- **Requirement**
Your answer should be a single number: how many lines in the data below hold the string "that".

- **Task inputs**

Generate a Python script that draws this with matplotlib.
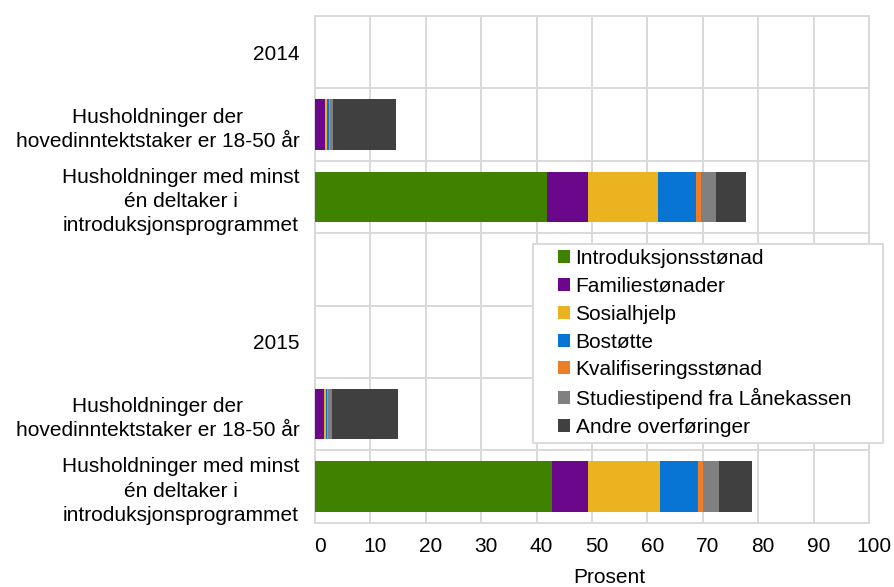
--
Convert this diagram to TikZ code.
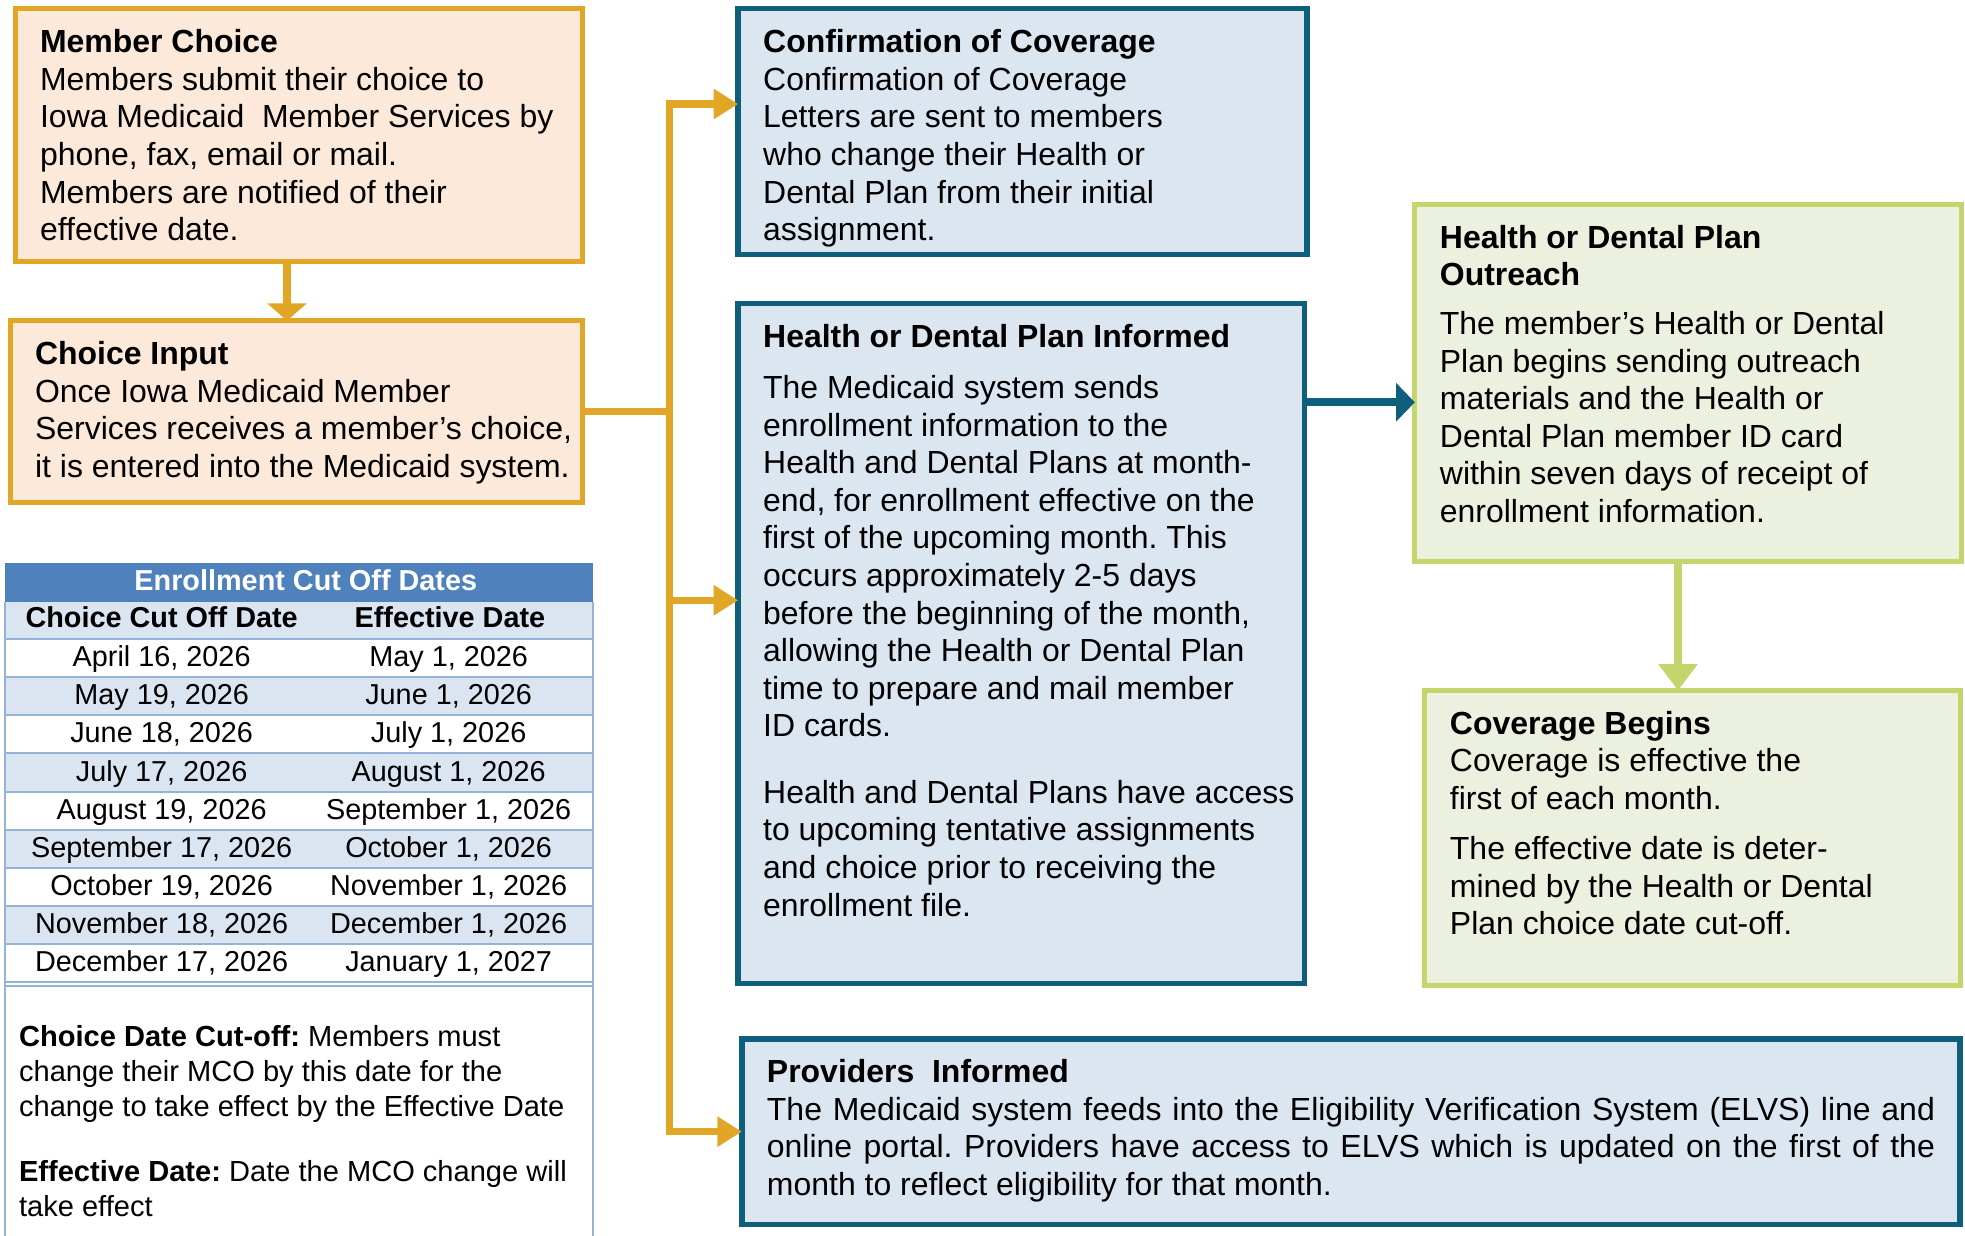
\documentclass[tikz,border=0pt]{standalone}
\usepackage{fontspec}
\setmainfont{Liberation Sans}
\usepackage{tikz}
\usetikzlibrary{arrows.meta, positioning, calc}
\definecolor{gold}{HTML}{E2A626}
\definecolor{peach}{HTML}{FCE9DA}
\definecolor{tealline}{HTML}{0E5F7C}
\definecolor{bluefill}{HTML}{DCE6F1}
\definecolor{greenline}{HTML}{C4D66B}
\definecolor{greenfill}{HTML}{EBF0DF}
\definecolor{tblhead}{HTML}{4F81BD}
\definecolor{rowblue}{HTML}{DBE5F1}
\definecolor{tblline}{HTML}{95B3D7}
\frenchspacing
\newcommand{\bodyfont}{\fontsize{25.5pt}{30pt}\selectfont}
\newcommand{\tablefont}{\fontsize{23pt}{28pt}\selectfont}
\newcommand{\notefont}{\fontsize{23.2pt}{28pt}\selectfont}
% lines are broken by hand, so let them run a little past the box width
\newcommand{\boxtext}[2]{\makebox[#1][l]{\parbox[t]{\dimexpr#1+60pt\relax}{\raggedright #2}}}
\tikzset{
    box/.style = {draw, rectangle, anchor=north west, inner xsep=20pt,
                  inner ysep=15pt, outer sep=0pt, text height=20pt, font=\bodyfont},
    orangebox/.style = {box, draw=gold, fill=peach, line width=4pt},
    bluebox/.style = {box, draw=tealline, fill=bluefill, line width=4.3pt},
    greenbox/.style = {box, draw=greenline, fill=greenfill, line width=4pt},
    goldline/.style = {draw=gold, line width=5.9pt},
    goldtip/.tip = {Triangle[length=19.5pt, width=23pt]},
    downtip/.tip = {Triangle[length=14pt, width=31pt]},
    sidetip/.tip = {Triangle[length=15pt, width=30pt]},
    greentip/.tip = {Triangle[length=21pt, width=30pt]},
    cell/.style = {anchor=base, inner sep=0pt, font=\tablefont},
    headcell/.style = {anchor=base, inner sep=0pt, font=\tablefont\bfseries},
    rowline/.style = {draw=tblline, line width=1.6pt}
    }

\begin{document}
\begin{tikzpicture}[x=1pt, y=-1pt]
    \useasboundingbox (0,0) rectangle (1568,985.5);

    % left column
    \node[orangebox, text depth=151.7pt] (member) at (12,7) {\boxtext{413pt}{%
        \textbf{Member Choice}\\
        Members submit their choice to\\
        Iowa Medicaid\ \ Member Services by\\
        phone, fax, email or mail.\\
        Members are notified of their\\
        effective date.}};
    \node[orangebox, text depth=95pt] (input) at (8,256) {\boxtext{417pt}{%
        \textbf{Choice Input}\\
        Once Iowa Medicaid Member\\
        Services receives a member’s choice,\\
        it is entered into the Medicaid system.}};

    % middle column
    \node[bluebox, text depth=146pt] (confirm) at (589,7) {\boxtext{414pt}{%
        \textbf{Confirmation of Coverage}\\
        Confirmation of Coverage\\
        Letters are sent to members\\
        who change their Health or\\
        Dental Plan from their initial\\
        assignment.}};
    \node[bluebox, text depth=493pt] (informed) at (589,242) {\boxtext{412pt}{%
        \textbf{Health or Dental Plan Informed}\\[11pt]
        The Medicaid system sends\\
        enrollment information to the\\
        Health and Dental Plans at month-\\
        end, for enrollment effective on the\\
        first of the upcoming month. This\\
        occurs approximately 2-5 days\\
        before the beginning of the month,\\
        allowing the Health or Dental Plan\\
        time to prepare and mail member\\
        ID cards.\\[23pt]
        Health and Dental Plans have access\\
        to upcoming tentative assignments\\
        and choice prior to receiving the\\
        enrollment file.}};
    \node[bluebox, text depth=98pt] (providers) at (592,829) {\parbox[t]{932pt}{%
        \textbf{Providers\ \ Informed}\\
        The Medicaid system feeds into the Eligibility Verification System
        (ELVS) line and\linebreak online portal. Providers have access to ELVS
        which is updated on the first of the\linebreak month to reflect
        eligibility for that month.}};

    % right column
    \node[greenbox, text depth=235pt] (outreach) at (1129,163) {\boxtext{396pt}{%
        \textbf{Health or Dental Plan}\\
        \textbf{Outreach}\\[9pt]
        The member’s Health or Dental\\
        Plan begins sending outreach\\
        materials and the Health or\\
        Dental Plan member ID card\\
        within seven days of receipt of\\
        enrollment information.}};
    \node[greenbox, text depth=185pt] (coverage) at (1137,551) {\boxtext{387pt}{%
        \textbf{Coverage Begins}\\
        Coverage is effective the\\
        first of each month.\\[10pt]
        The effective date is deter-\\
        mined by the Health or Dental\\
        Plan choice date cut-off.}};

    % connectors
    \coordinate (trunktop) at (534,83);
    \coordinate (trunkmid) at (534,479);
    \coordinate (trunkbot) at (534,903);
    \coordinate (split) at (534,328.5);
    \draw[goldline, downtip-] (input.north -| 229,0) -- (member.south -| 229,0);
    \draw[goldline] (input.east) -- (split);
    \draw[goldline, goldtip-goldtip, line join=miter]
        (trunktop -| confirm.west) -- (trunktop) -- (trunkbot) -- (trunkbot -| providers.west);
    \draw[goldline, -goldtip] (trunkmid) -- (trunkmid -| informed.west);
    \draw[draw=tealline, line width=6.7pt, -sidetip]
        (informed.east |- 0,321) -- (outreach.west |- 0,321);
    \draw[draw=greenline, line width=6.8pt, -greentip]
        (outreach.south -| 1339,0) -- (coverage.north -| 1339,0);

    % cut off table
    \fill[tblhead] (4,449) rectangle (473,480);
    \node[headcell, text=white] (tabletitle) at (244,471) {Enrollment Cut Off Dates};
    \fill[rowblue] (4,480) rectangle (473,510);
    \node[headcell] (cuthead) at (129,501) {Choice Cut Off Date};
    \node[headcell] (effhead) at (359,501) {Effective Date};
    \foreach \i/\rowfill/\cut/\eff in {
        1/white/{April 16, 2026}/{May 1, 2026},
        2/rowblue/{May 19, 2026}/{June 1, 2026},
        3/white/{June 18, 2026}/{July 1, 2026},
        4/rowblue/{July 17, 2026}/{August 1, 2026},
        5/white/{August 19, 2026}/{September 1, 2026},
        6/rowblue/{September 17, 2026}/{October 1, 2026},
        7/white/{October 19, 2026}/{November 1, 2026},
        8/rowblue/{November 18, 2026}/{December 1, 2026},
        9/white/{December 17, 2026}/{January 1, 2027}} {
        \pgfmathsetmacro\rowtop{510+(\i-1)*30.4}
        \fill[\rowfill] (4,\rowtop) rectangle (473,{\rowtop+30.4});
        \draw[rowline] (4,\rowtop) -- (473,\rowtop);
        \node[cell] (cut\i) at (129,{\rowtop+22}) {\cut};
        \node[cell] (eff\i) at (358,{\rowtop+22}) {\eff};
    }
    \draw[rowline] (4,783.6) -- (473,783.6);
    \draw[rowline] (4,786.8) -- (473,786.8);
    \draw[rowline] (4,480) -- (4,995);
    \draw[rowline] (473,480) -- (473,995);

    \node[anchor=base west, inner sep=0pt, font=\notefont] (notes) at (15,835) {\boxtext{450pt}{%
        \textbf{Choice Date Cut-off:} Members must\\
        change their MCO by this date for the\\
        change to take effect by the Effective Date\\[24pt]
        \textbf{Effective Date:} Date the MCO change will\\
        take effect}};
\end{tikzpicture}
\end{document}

- **Output below**
2